### DESCRIPTION OF THE TASK
Nothing after the line with "from bokeh.resources import INLINE" belongs in the copy; extract the lines below from the top through that line, pictures left out.

### DATA PROVIDED
↓

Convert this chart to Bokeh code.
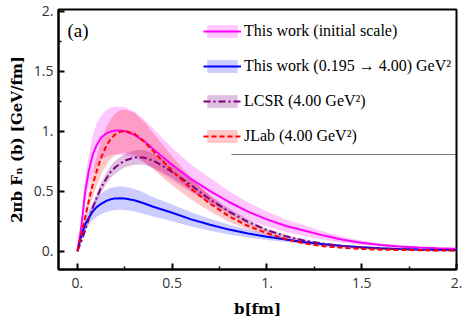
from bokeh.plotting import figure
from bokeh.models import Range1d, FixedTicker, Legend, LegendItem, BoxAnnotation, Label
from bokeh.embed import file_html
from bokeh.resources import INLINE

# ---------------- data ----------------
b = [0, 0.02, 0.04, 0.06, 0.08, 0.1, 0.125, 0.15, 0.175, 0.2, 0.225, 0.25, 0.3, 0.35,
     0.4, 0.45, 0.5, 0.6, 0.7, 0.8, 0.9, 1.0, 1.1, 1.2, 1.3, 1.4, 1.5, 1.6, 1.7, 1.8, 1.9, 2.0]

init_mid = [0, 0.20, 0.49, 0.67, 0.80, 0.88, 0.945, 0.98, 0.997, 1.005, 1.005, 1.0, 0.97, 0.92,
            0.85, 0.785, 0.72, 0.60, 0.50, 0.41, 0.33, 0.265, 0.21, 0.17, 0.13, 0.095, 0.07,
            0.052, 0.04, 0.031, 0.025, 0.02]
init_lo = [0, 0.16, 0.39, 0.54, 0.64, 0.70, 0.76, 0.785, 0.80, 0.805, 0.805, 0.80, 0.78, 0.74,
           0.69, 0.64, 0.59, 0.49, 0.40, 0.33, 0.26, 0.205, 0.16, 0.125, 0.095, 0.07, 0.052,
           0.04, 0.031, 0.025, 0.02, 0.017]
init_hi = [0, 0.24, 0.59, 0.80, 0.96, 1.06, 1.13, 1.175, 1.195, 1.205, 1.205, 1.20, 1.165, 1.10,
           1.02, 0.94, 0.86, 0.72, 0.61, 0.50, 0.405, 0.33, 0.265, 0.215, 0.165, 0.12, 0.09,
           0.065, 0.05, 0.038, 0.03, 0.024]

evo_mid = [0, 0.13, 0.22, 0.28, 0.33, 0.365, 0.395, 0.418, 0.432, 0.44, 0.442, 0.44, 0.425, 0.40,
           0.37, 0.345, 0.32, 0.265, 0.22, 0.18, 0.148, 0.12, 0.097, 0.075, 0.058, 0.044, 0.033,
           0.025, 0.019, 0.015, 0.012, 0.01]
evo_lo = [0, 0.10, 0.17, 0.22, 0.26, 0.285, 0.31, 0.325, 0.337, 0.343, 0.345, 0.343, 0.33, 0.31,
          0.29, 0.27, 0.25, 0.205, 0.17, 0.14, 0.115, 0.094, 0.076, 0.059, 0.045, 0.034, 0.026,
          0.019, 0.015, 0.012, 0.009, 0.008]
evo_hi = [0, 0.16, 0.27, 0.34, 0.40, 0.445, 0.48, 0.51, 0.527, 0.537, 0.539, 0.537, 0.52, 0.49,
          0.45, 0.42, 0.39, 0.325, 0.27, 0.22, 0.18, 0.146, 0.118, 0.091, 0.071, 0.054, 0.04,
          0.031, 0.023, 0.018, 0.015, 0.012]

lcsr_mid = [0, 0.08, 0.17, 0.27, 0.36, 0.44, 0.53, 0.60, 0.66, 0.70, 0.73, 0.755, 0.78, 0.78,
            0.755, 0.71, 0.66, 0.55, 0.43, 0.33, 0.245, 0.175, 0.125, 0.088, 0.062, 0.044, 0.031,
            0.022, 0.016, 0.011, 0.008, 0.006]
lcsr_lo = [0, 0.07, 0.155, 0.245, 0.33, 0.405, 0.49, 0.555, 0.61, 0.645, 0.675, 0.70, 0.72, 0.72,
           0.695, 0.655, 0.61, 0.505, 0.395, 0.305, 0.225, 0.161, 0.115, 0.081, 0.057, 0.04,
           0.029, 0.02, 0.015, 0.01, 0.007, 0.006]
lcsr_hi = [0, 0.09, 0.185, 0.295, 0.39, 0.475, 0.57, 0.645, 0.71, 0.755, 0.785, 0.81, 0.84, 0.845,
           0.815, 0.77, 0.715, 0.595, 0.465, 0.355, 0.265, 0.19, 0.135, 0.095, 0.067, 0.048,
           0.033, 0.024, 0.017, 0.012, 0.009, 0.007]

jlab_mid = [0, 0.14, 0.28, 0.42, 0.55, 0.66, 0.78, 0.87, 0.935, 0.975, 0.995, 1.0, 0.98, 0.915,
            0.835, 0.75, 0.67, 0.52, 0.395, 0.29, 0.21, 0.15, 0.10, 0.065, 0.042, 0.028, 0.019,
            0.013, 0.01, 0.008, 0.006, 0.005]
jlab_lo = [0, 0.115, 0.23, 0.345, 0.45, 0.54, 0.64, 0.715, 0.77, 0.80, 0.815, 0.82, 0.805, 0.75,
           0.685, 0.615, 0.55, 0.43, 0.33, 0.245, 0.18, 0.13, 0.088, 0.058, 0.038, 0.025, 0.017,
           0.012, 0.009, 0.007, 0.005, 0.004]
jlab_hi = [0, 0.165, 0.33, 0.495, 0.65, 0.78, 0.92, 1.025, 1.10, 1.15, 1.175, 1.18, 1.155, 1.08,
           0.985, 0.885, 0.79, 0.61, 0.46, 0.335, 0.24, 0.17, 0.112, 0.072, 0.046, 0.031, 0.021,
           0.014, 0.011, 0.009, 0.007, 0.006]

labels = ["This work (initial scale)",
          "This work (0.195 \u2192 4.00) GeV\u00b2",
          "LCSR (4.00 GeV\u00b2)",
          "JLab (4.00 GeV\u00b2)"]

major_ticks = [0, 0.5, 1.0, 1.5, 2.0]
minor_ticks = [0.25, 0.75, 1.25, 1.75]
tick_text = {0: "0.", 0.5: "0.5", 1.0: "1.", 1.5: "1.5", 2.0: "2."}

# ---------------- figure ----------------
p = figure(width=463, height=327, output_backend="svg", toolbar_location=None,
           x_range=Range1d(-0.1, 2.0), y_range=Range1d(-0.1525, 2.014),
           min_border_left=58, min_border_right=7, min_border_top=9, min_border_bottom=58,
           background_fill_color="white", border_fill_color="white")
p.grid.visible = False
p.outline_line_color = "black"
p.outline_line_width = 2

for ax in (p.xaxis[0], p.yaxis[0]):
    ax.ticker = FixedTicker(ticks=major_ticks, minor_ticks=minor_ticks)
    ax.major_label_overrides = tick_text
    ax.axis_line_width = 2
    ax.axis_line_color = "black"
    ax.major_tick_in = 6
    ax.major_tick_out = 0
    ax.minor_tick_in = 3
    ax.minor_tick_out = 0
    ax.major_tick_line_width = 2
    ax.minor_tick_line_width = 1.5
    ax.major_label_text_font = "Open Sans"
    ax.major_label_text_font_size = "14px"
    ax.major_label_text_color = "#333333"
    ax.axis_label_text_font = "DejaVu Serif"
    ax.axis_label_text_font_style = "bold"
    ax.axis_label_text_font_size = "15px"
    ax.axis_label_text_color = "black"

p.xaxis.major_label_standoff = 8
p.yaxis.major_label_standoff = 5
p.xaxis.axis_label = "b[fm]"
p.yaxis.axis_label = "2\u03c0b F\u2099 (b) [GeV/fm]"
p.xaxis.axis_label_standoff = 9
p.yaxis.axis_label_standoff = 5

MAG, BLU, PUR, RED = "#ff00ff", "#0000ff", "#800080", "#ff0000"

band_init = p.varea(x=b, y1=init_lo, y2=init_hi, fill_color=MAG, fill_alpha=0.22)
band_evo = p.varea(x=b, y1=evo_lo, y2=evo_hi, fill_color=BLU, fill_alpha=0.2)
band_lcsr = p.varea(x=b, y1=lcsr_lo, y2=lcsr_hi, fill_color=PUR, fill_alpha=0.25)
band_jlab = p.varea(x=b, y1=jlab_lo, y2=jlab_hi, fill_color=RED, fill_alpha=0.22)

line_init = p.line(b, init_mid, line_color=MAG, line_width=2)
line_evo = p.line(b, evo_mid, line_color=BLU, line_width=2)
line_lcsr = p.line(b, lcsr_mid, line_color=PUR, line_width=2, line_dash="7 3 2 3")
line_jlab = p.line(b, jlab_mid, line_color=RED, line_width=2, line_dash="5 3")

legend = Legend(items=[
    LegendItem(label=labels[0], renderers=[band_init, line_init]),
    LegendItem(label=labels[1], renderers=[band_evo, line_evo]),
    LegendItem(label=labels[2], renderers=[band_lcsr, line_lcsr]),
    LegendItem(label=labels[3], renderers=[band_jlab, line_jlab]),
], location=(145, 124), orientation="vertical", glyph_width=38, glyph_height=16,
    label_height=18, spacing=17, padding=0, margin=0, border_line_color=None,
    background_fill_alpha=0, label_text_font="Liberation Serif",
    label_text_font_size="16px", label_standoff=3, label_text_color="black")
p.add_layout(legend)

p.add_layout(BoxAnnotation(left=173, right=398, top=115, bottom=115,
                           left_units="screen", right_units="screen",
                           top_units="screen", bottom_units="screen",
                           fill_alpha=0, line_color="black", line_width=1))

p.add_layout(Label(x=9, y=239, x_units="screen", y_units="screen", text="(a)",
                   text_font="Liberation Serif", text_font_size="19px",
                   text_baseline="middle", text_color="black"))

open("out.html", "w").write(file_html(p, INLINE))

↑

### CORRECT RESPONSE
Convert this chart to Bokeh code.
from bokeh.plotting import figure
from bokeh.models import Range1d, FixedTicker, Legend, LegendItem, BoxAnnotation, Label
from bokeh.embed import file_html
from bokeh.resources import INLINE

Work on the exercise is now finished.